日本車の中堅メーカーでこのところ、独自の勢いを示しているのが富士重工業(スバル)とマツダだ。

米国で絶好調のスバルは現地生産増強

2017年4月には社名とブランドが共通になるスバルは、米国ブランド戦略と新型インプレッサに代表される商品戦略の強化が奏功し、米国市場で「タマ不足で現地のスバルディーラーから怒られている」(吉永泰之社長)ほどの売れ行きを示している。スバルの米国販売は、他のメーカーがインセンティブを積み増しする中で、高い利益率をキープしている。

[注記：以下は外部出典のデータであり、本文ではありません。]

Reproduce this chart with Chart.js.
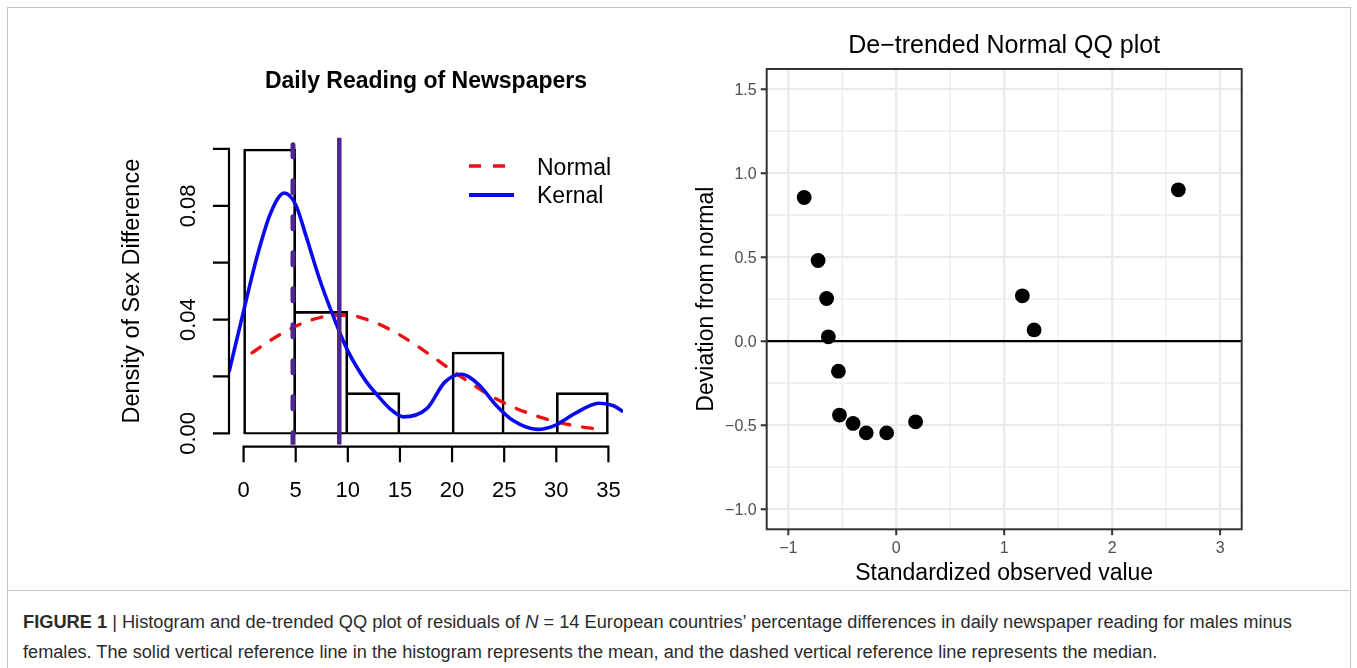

こうした中、2016年11月からは米国インディアナ工場で生産増強に乗り出し、現地での好調販売に対応する増産を進めている。トランプ政権でも当面の間は、現地工場の増強により、懸念材料がなく好調販売を継続していく格好である。

北米仕様の新型インプレッサ(画像は富士重工業より)

メキシコ生産のみが気がかりなマツダ

一方のマツダも、独自のクルマづくりを進化させて復活してきた面ではスバルと似たものがある。北米戦略では元々、かつての資本提携先であるフォードと合弁生産(デトロイト郊外のフラットロック工場)を行っていたが、フォードとの提携解消を受けていったんは現地生産から撤退。その後はトヨタとの包括業務提携を足がかりとし、トヨタブランドへのOEM(相手先ブランド生産)供給を含めたメキシコ生産に乗り出して、NAFTAを活用して米国市場に供給してきた。

マツダの場合、メキシコ工場と日本からの米国向け輸出ということで、トランプ政権のNAFTAの見直し交渉いかんが、最も気にかかることになるというわけである。この他、三菱自動車は2015年11月に米国イリノイ工場生産から撤退している。

いずれにせよ、日本車にとって米国市場は、グローバル戦略の中で収益面も含めた重要拠点であることに変わりはない。米国市場が1,700万台レベルの高水準をキープする中で、さらに意欲的な戦略を進めていくことになるだろう。ただ、トランプ新政権の動向がプラスとなるか、マイナスに影響するかが大きな関心事である。